Exercise description: In this exercise, return the whole listing exactly, excluding any images.

## BEGIN

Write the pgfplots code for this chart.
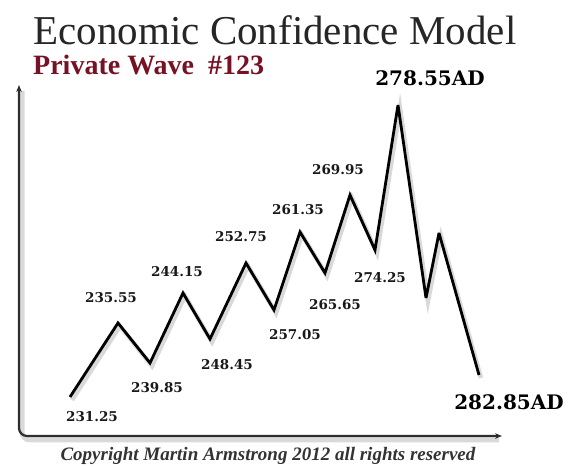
\documentclass[border=0pt]{standalone}
\usepackage{pgfplots}
\pgfplotsset{compat=1.18}
\usepackage{pgfplotstable}
\usepackage{fontspec}
\setmainfont{Liberation Serif}
\newfontfamily\lblfont{DejaVu Serif}
\usetikzlibrary{arrows.meta}

\definecolor{wavered}{RGB}{118,18,36}
\definecolor{axisgray}{RGB}{45,45,45}

% turning points of the wave (x, y measured from the corner of the axes)
\pgfplotstableread{
x   y
51  39
99  113
131 73
164 143
191 97
227 173
255 126
281 204
306 163
331 241
356 186
379 331
407 138
420 203
460 61
}\wave

\begin{document}
\begin{tikzpicture}
\useasboundingbox (0,0) rectangle (570pt,470pt);
\begin{axis}[
  at={(0pt,0pt)}, anchor=south west,
  scale only axis, width=570pt, height=470pt,
  xmin=-19, xmax=551, ymin=-34, ymax=436,
  hide axis, clip=false,
]
  % axes with soft shadow
  \draw[gray!30, line width=5pt, rounded corners=8pt]
    (axis cs:3,345) -- (axis cs:3,-4) -- (axis cs:480,-4);
  \draw[axisgray, line width=2.2pt, rounded corners=8pt, {Stealth[length=7pt,width=5.5pt]}-{Stealth[length=7pt,width=5.5pt]}]
    (axis cs:0,351) -- (axis cs:0,0) -- (axis cs:483,0);

  % wave with shadow
  \addplot[gray!30, line width=4.5pt, line join=miter, shift={(2pt,-3pt)}] table[x=x,y=y] {\wave};
  \addplot[black, line width=2.8pt, line join=miter, miter limit=4] table[x=x,y=y] {\wave};

  % dates
  \begin{scope}[font=\lblfont\bfseries\fontsize{13.5}{15}\selectfont, text=black!90]
    \node at (axis cs:73,19)   {231.25};
    \node at (axis cs:92,138)  {235.55};
    \node at (axis cs:138,48)  {239.85};
    \node at (axis cs:158,164) {244.15};
    \node at (axis cs:208,71)  {248.45};
    \node at (axis cs:222,199) {252.75};
    \node at (axis cs:276,101) {257.05};
    \node at (axis cs:279,226) {261.35};
    \node at (axis cs:316,131) {265.65};
    \node at (axis cs:319,266) {269.95};
    \node at (axis cs:361,158) {274.25};
  \end{scope}
  \node[font=\lblfont\bfseries\fontsize{20}{22}\selectfont] at (axis cs:411,358) {278.55AD};
  \node[font=\lblfont\bfseries\fontsize{20}{22}\selectfont] at (axis cs:490,34) {282.85AD};

  % titles
  \node[anchor=base, text=black!85, font=\fontsize{41}{45}\selectfont] at (axis cs:256,391) {Economic Confidence Model};
  \node[anchor=base west, text=wavered, font=\bfseries\fontsize{28}{30}\selectfont, inner sep=0pt] at (axis cs:14,361) {Private Wave \ \#123};
  \node[text=black!80, font=\bfseries\itshape\fontsize{19}{21}\selectfont] at (axis cs:249,-20) {Copyright Martin Armstrong 2012 all rights reserved};
\end{axis}
\end{tikzpicture}
\end{document}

## END

Final result:
Write the pgfplots code for this chart.
\documentclass[border=0pt]{standalone}
\usepackage{pgfplots}
\pgfplotsset{compat=1.18}
\usepackage{pgfplotstable}
\usepackage{fontspec}
\setmainfont{Liberation Serif}
\newfontfamily\lblfont{DejaVu Serif}
\usetikzlibrary{arrows.meta}

\definecolor{wavered}{RGB}{118,18,36}
\definecolor{axisgray}{RGB}{45,45,45}

% turning points of the wave (x, y measured from the corner of the axes)
\pgfplotstableread{
x   y
51  39
99  113
131 73
164 143
191 97
227 173
255 126
281 204
306 163
331 241
356 186
379 331
407 138
420 203
460 61
}\wave

\begin{document}
\begin{tikzpicture}
\useasboundingbox (0,0) rectangle (570pt,470pt);
\begin{axis}[
  at={(0pt,0pt)}, anchor=south west,
  scale only axis, width=570pt, height=470pt,
  xmin=-19, xmax=551, ymin=-34, ymax=436,
  hide axis, clip=false,
]
  % axes with soft shadow
  \draw[gray!30, line width=5pt, rounded corners=8pt]
    (axis cs:3,345) -- (axis cs:3,-4) -- (axis cs:480,-4);
  \draw[axisgray, line width=2.2pt, rounded corners=8pt, {Stealth[length=7pt,width=5.5pt]}-{Stealth[length=7pt,width=5.5pt]}]
    (axis cs:0,351) -- (axis cs:0,0) -- (axis cs:483,0);

  % wave with shadow
  \addplot[gray!30, line width=4.5pt, line join=miter, shift={(2pt,-3pt)}] table[x=x,y=y] {\wave};
  \addplot[black, line width=2.8pt, line join=miter, miter limit=4] table[x=x,y=y] {\wave};

  % dates
  \begin{scope}[font=\lblfont\bfseries\fontsize{13.5}{15}\selectfont, text=black!90]
    \node at (axis cs:73,19)   {231.25};
    \node at (axis cs:92,138)  {235.55};
    \node at (axis cs:138,48)  {239.85};
    \node at (axis cs:158,164) {244.15};
    \node at (axis cs:208,71)  {248.45};
    \node at (axis cs:222,199) {252.75};
    \node at (axis cs:276,101) {257.05};
    \node at (axis cs:279,226) {261.35};
    \node at (axis cs:316,131) {265.65};
    \node at (axis cs:319,266) {269.95};
    \node at (axis cs:361,158) {274.25};
  \end{scope}
  \node[font=\lblfont\bfseries\fontsize{20}{22}\selectfont] at (axis cs:411,358) {278.55AD};
  \node[font=\lblfont\bfseries\fontsize{20}{22}\selectfont] at (axis cs:490,34) {282.85AD};

  % titles
  \node[anchor=base, text=black!85, font=\fontsize{41}{45}\selectfont] at (axis cs:256,391) {Economic Confidence Model};
  \node[anchor=base west, text=wavered, font=\bfseries\fontsize{28}{30}\selectfont, inner sep=0pt] at (axis cs:14,361) {Private Wave \ \#123};
  \node[text=black!80, font=\bfseries\itshape\fontsize{19}{21}\selectfont] at (axis cs:249,-20) {Copyright Martin Armstrong 2012 all rights reserved};
\end{axis}
\end{tikzpicture}
\end{document}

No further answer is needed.